Mug's Game
National Review, December 6, 1998
“Ohhh,” Monica e-mailed her boyfriend (no, not that one), "how i long for the time when we can just spend a day together ... starting w/ coffee at Starbucks . . ." Starbucks. It's where an intern bought a mug to give a President, and it's where Nicole Simpson first met Ron Goldman. I go there, and so, probably, do you. By the year 2000, the chain, which started with a single store in Seattle, will have two thousand outlets. We spend $1 billion a year there. When future historians try to conjure up the atmosphere of the Clinton years, they will have to include the faint smell of roasting coffee, preferably a variety— Ethiopia Yergacheffe, perhaps?—from some really Third World part of the Third World.
At first glance this may seem a welcome development in a country once famous for the horror of its coffee. Still, if we are what we eat, then we should also be what we drink. The flight from Folgers must mean that we have changed.
Well, the country is richer. Hardscrabble is so over. So we reject that older Robusta America in favor of a mall-chic coffee where the person behind the counter is a "barista" and the smallest serving is a "tall." Starbucks has become a symbol, a sign of class and a certain refinement. Its coffee is an object of desire at $3 (or more) a shot. Aficionados are "cuppers," bean geeks able to discuss the "tanginess" of a Costa Rica Tres Rios without bursting into laughter.
We shouldn't mock this. Aspiration is the engine that drives America. Yet there is something wrong: consider the music of Starbucks, the CDs lined up for sale by the register.
Not the jazz. That their stores play and sell jazz is no surprise. Starbucks is marketing its coffee as a grown-up pleasure and to many, jazz has always been sophistication’s soundtrack. No, the company's taste in contemporary music hints at the problem. Starbucks urges upon us pop of the most improving, didactic kind. Songs of the Siren, a 1996 "tribute to women's voices," was one finger-tapping choice. Naturally, the feminist rockers of Lilith Fair have not been overlooked. The company is a "proud sponsor" of the tour, in a "perfect blend of coffee, community, and music."
Now take a look at the books on sale amid the Frappuccini. Naturally, an Arabian Mocha Sanani drinker does not Hunt for Red October with Tom Clancy. But Marion Wright Edelman? That's much more like it. One of her offerings is on display at my local Starbucks, near the Van Gogh mugs and that timeless childhood classic. Girls Who Rocked the World: Heroines from Sacagawea to Sheryl Swoopes.
You may also find a recent memoir by Starbucks CEO Howard Schultz, Pour Your Heart Into It. Starbucks is a great American success story and a triumph for Mr. Schultz, a kid from Brooklyn's post-war projects.

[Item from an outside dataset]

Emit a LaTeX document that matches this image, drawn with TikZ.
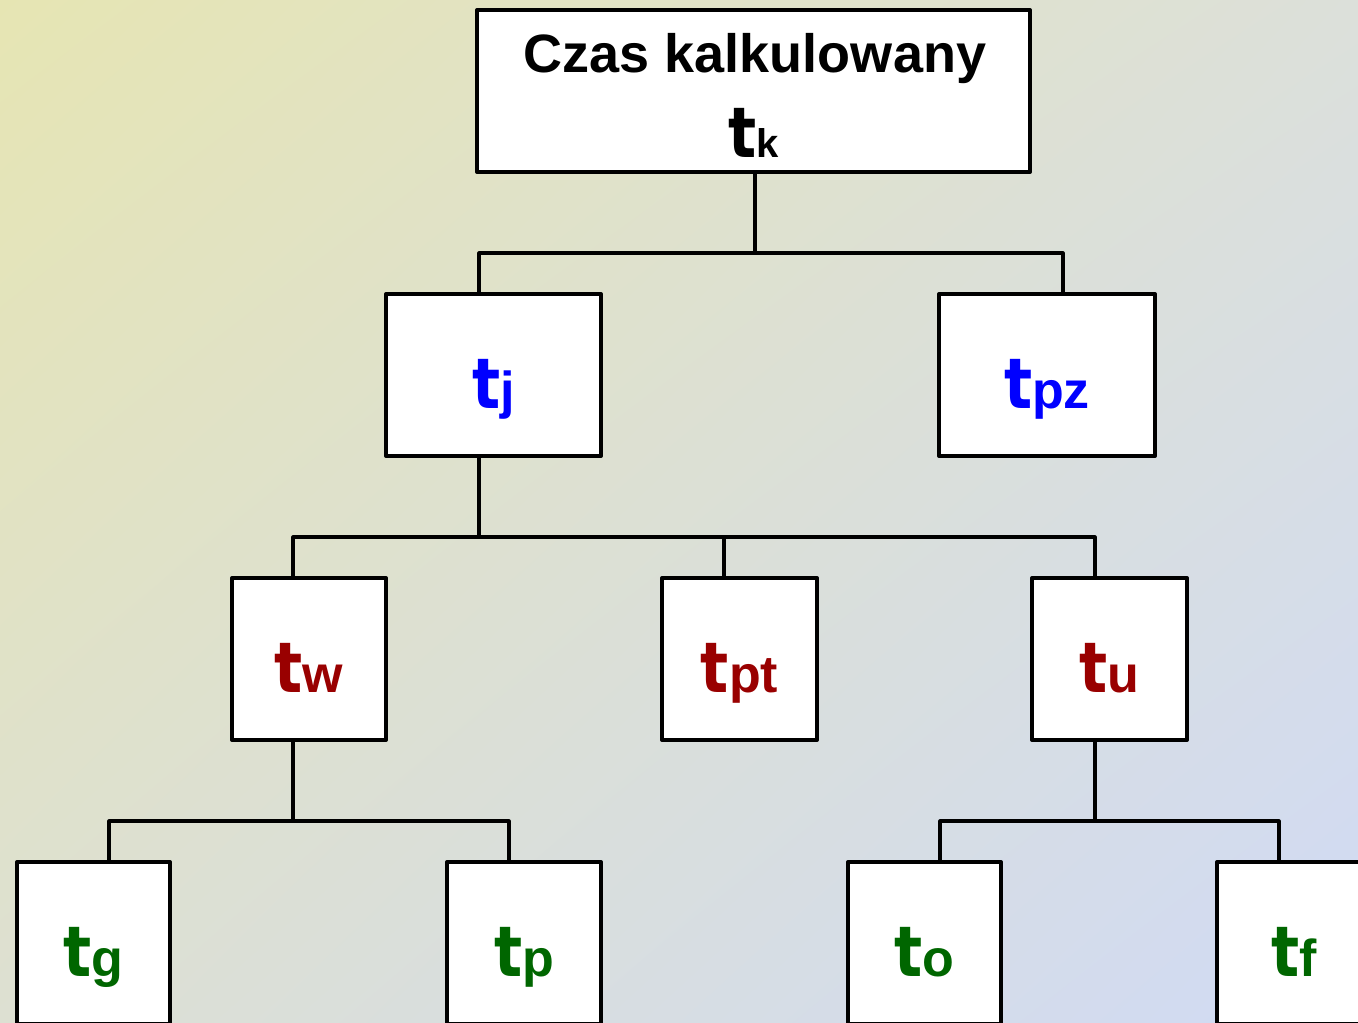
\documentclass[tikz,border=0pt]{standalone}
\usepackage{fontspec}
\usetikzlibrary{shadings}
\setmainfont{Liberation Sans}
\newfontfamily\tfont{DejaVu Sans}
\definecolor{bgUL}{HTML}{E6E5B3}
\definecolor{bgUR}{HTML}{DCE0DA}
\definecolor{bgLL}{HTML}{DDE0D2}
\definecolor{bgLR}{HTML}{D0DAF5}
\definecolor{cblue}{HTML}{0000FF}
\definecolor{cred}{HTML}{990000}
\definecolor{cgreen}{HTML}{006600}
\newcommand\bigt{\scalebox{0.84}[1]{\tfont\bfseries\fontsize{35}{40}\selectfont t}}
\newcommand\tlab[1]{\bigt{\bfseries\fontsize{26}{30}\selectfont #1}}
\begin{document}
\begin{tikzpicture}[x=0.5pt,y=-0.5pt,
  box/.style={draw=black,line width=2pt,fill=white,rectangle,anchor=north west,
              outer sep=0pt,inner sep=0pt,line join=round,minimum height=81pt},
  conn/.style={draw=black,line width=1.6pt,line join=round},
  lbl/.style={anchor=base,inner sep=0pt,outer sep=0pt}]
\useasboundingbox (0,0) rectangle (1358,1022);
\clip (0,0) rectangle (1358,1022);
\shade[upper left=bgUL,upper right=bgUR,lower left=bgLL,lower right=bgLR] (0,0) rectangle (1358,1022);

% connectors (drawn first, boxes cover their ends)
\coordinate (j1) at (755,253);
\coordinate (j1l) at (479,253);
\coordinate (j1r) at (1063,253);
\coordinate (j2) at (479,537);
\coordinate (j2l) at (293,537);
\coordinate (j2m) at (724,537);
\coordinate (j2r) at (1095,537);
\coordinate (j3) at (293,821);
\coordinate (j3l) at (109,821);
\coordinate (j3r) at (509,821);
\coordinate (j4) at (1095,821);
\coordinate (j4l) at (940,821);
\coordinate (j4r) at (1279,821);

% boxes
\node[box,minimum width=276.5pt] (root) at (477,10) {};
\node[box,minimum width=107.5pt] (tj) at (386,294) {};
\node[box,minimum width=108pt] (tpz) at (939,294) {};
\node[box,minimum width=77pt] (tw) at (232,578) {};
\node[box,minimum width=77.5pt] (tpt) at (662,578) {};
\node[box,minimum width=77.5pt] (tu) at (1032,578) {};
\node[box,minimum width=76.5pt] (tg) at (17,862) {};
\node[box,minimum width=77pt] (tp) at (447,862) {};
\node[box,minimum width=76.5pt] (to) at (848,862) {};
\node[box,minimum width=77pt] (tf) at (1217,862) {};

\draw[conn] (root.south -| j1) -- (j1);
\draw[conn] (tj.north -| j1l) -- (j1l) -- (j1r) -- (tpz.north -| j1r);
\draw[conn] (tj.south -| j2) -- (j2);
\draw[conn] (tw.north -| j2l) -- (j2l) -- (j2r) -- (tu.north -| j2r);
\draw[conn] (j2m) -- (tpt.north -| j2m);
\draw[conn] (tw.south -| j3) -- (j3);
\draw[conn] (tg.north -| j3l) -- (j3l) -- (j3r) -- (tp.north -| j3r);
\draw[conn] (tu.south -| j4) -- (j4);
\draw[conn] (to.north -| j4l) -- (j4l) -- (j4r) -- (tf.north -| j4r);

% labels
\node[lbl] (title) at (755,73) {\bfseries\fontsize{27}{30}\selectfont Czas kalkulowany};
\node[lbl] (tkL) at (753.5,157) {\bigt{\bfseries\fontsize{20}{24}\selectfont k}};
\node[lbl,text=cblue] (tjL) at (493.5,408) {\tlab{j}};
\node[lbl,text=cblue] (tpzL) at (1047,408) {\tlab{pz}};
\node[lbl,text=cred] (twL) at (309,692) {\tlab{w}};
\node[lbl,text=cred] (tptL) at (739.5,692) {\tlab{pt}};
\node[lbl,text=cred] (tuL) at (1109.5,692) {\tlab{u}};
\node[lbl,text=cgreen] (tgL) at (93.5,976) {\tlab{g}};
\node[lbl,text=cgreen] (tpL) at (524,976) {\tlab{p}};
\node[lbl,text=cgreen] (toL) at (924.5,976) {\tlab{o}};
\node[lbl,text=cgreen] (tfL) at (1294,976) {\tlab{f}};
\end{tikzpicture}
\end{document}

But the world view revealed in this lugubrious volume (printed, in case you were worried, "on totally chlorine-free paper") sometimes seems more Alger Hiss than Horatio Alger.

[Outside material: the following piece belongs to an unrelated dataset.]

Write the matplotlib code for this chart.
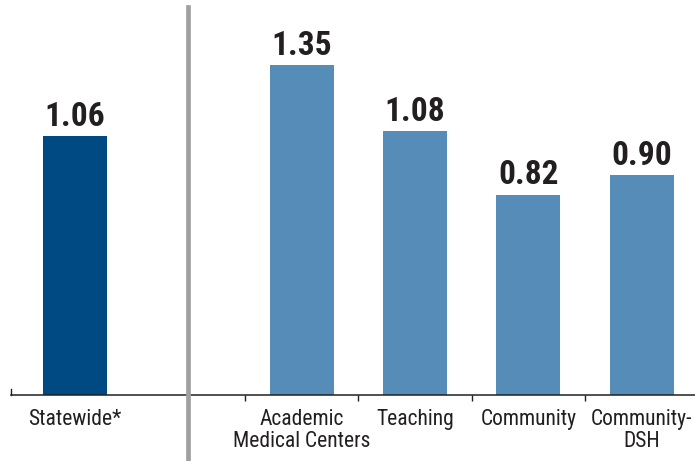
import matplotlib
matplotlib.use("Agg")
import matplotlib.pyplot as plt
from matplotlib import font_manager

categories = ["Statewide*", "Academic\nMedical Centers", "Teaching", "Community", "Community-\nDSH"]
values = [1.06, 1.35, 1.08, 0.82, 0.90]
positions = [0, 2, 3, 4, 5]
bar_colors = ["#004a84", "#568db8", "#568db8", "#568db8", "#568db8"]
value_labels = ["1.06", "1.35", "1.08", "0.82", "0.90"]

names = {f.name for f in font_manager.fontManager.ttflist}
family = "Roboto Condensed" if "Roboto Condensed" in names else "Liberation Sans"
plt.rcParams["font.family"] = [family, "DejaVu Sans"]

W, H, DPI = 695, 461, 100
fig = plt.figure(figsize=(W / DPI, H / DPI), dpi=DPI)
ax = fig.add_axes([11 / W, 66 / H, 684 / W, 395 / H])

bar_w = 0.565
ax.bar(positions, values, width=bar_w, color=bar_colors, zorder=2)

ax.set_xlim(-0.565, 5.47)
ax.set_ylim(0, 1.617)

for x, v, t in zip(positions, values, value_labels):
    ax.annotate(t, (x, v), xytext=(0, 2.4), textcoords="offset points",
                ha="center", va="bottom", fontsize=24, fontweight=800,
                color="#231f20")

for s in ["top", "right", "left"]:
    ax.spines[s].set_visible(False)
ax.spines["bottom"].set_color("#231f20")
ax.spines["bottom"].set_linewidth(1.1)
ax.set_yticks([])

# group dividers on the baseline
ax.set_xticks([1.5, 2.5, 3.5, 4.5])
ax.set_xticklabels([])
ax.tick_params(axis="x", direction="out", length=4.5, width=1.0, color="#231f20")
ax.plot([-0.565, -0.565], [0, 0.025], color="#231f20", lw=1.0, clip_on=False)

for x, lab in zip(positions, categories):
    ax.annotate(lab, (x, 0), xytext=(0, -10), textcoords="offset points",
                ha="center", va="top", fontsize=15.5, color="#231f20",
                linespacing=1.05)

# separator between statewide and hospital types
ax.axvline(1.0, ymin=-66 / 395, ymax=(395 - 7) / 395, color="#a0a0a0",
           lw=3.4, clip_on=False, zorder=3)

fig.savefig("out.png", dpi=DPI)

Mr. Schultz downplays his formidable business skills, but makes sure to mention his health-care kaffeeklatsch with Bill Clinton. The rest of this drearily "progressive" recital includes some over-excited environmentalism (who could forget the epic struggle over "double cupping," the now-abandoned practice of putting one paper cup into another to protect tender fingers from hot coffee) and cloying reminders that the Starbucks CEO wants "diversity in our management team."
And surely a strong bottom line. As Mr. Schultz is doubtless aware, political correctness sells. In the eyes of pious Boomers, all the NPR-ishness only burnishes the coffee chain's upmarket image.

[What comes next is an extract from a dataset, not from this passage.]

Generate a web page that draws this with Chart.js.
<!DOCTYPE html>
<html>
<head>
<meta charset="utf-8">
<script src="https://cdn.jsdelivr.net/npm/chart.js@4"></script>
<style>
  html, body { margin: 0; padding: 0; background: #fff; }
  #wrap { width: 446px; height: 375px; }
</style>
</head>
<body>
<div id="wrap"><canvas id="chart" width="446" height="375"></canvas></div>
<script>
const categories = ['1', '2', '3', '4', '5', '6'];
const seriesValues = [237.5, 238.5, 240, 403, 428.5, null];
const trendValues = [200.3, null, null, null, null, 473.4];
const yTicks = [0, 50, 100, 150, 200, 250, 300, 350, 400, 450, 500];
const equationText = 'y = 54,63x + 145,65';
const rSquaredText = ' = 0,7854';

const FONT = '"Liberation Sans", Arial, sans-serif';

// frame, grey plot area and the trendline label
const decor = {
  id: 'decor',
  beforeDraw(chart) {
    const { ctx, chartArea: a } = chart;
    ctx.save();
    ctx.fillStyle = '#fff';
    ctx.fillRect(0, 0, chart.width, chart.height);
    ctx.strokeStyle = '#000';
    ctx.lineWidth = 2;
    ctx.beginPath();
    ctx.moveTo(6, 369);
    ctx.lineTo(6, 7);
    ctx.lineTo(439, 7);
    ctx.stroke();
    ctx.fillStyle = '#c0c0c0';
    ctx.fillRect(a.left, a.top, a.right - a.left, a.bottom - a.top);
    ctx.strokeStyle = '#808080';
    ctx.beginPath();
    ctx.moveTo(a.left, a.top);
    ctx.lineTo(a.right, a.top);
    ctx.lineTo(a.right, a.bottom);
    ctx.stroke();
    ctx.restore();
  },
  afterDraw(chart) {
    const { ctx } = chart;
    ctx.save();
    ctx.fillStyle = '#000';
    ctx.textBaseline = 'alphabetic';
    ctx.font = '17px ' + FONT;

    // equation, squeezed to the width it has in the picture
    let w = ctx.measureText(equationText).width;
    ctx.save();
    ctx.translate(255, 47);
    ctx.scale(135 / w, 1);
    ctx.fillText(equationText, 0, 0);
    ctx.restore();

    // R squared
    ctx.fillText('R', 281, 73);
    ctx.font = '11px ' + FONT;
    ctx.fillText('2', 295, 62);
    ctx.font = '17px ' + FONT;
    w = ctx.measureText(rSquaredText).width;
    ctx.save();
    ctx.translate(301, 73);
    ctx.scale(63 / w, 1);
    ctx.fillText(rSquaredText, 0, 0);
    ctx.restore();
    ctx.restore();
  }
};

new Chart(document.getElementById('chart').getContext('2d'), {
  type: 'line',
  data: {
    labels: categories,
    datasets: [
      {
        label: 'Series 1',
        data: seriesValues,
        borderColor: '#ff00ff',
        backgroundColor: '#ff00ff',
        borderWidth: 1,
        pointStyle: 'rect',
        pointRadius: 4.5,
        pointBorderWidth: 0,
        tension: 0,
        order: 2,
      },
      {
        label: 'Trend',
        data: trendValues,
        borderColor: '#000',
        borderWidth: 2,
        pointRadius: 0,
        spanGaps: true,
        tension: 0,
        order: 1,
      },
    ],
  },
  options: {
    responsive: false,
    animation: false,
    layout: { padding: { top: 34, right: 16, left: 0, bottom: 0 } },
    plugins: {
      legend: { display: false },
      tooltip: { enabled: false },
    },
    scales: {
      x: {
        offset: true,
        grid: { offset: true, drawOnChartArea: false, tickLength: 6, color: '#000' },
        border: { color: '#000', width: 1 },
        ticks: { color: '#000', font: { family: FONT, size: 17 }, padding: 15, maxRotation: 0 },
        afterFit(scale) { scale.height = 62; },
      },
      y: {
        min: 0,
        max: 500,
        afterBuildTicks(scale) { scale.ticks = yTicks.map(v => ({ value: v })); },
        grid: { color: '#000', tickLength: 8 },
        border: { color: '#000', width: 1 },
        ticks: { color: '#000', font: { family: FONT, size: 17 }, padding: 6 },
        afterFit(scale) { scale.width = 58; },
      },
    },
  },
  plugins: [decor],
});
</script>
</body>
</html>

It's a piety that Starbucks exploits brilliantly, which would be fine, so long as everybody else were not expected to play along.
But they are. And as the success of Starbucks shows, they do. The Boomers may have had the party, but the whole country has to live through the hangover. A generation that never could say no to itself is proving very eager to say it to the younger folk. Like grumpy older neighbors, they want the stereo turned down and the strong drinks put away. As Howard Schultz explains, he is trying to offer a place where students can meet "free from the heavy influence of alcohol."
The only heavy influence around is that of the paternalistic Mr. Schultz. He is the perfect spokesman for an era when "decaf latte" has entered the upper-middle-class lexicon as shorthand for a little self-indulgence.
Indulgence? Once we knew the true meaning of that word. Indulgences should be decadent, degenerate, altogether de trop. They should not be decaffeinated.
The 1890s swept cheerfully by on a torrent of absinthe, champagne, and opium. Today, smoking is out, sex is "inappropriate," and a few beers will get you branded a "binge drinker" by Harvard's School of Public Health. Which leaves coffee. It's allowed, and pathetically the country is grateful, even excited. Too FDA'd out for real, unvarnished bad-for-you fun, America has defined delight down.
Like the English were once said to do, Starbucks drinkers "take their pleasures sadly." Even the modest pleasure of a little Java has to "mean" something. These days, it's the coffee that has to make us "good to the last drop." So Starbucks steps in with the sip that sanctifies.
Suddenly I want a Maxwell House. Double-cupped.